In 1968 a bunch of learned minds wrote a book about what technology would look like some 50 years hence. The book, Toward the year 2018, prophesised rapid improvements in the speed of transportation, the ability to control the weather, disintegrator guns, anti-gravity technology (flying cars), picture phones and a nine hour work week.
Some things they got right. But of course, most things they got hilariously wrong. To be fair, predictions are hard to get right, especially when about the future.
One thing they didn’t predict was the exponential growth in the number of learned minds that would still be trying to predict the future.
Techno-foresighters fall into two camps: the techno-optimists and the techno-pessimists.

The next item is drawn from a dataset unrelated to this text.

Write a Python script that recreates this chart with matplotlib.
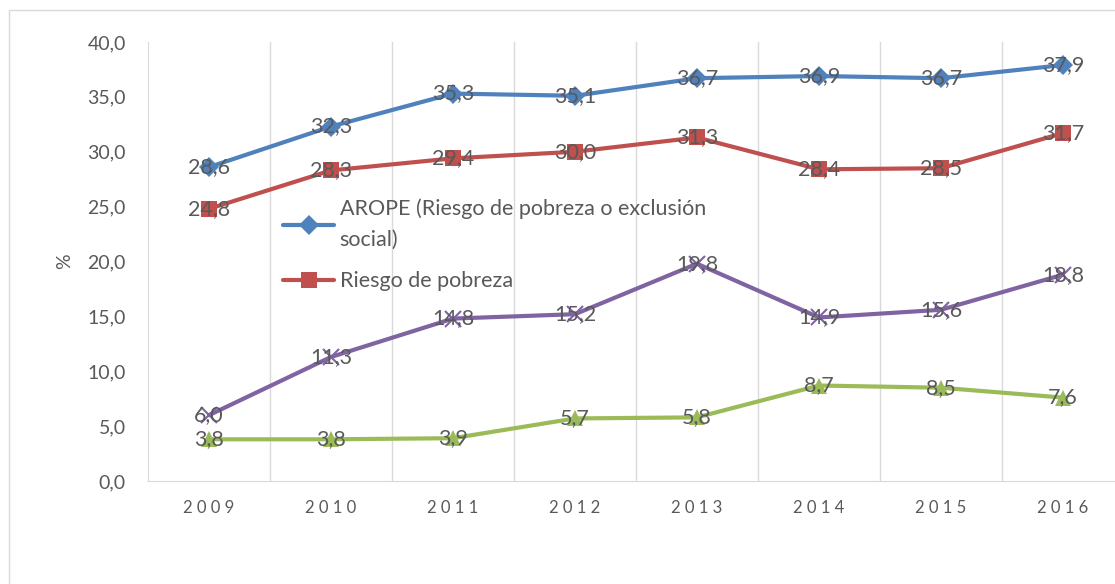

Leading the memory-card-half-full crowd are Andrew McAfee and Erik Brynjolfsson (and the Economist). McAfee and Brynjolfsson have written e-books with titles like The Second Machine Age and Race Against the Machine. Their argument is that when it comes to technology: haven’t seen anything yet. The advances in robotics, AI, machine learning, additive manufacturing autonomous vehicles etc are about to fundamentally overhaul production and launch us into a fourth industrial revolution. We should embrace these developments, they argue, and learn to work with machines. (Watch this hypnotic video of Amazon’s warehouse droids if you’re unconvinced.)
Leading the memory-card-half-empty camp are Robert Gordon and Tyler Cowen. Their hard cover books are much less sanguine; they have titles like The death of innovation, the end of growth and How America Ate All the Low-Hanging Fruit of Modern History. Gordon likes to play a game wherever he goes called “Find the Robot”. As he goes about his everyday life he looks for machines performing tasks that humans once handled. Most of what he sees doesn’t impress him: ATMs, self-checkout kiosks, and boarding pass scanners have been around for years. Beyond that, he argues, not a lot has changed. People “do the same thing that they did 10 or 15 years ago. In office situations… going into retail stores, going into restaurants. …a large part of the economy [is] operating in the same way as it did last year and the year before.”
Regardless, of whether we think technology is changing fast or slow, or if innovation is alive or dead, what we can all agree on, is that there has been a change in how the gains from technology are being distributed across the economy.
GDP per capita, labour productivity, employment and median household incomes rose in almost perfect lockstep in the decades after WW2. Job growth and wage growth kept pace with gains in output and productivity. Things got a bit bumpy in the 90s, and have now seemingly decoupled. GDP and productivity, have remained on an upward trajectory, but the income and job prospects for typical workers have faltered. In the chart below, we can see a widening gap in the growth of total output and the growth of income paid as to workers. The labour share of income has fallen from about 52 per cent in 1983 to 46 per cent today.
Growth in GDP and wages

Note: Index based on current prices
Source: ABS
At the end of the day, we don’t know what the future has in store. The best way to respond to change is to roll with the punches: adapt, react, anticipate, innovate. To that end, what’s concerning is not how fast technology is progressing, but rather how dynamic and responsive is the economy. If worrying trends in business dynamism and labour fluidity continue, then this may hamper our ability to reap the full gains of the coming technological revolution (if there is one).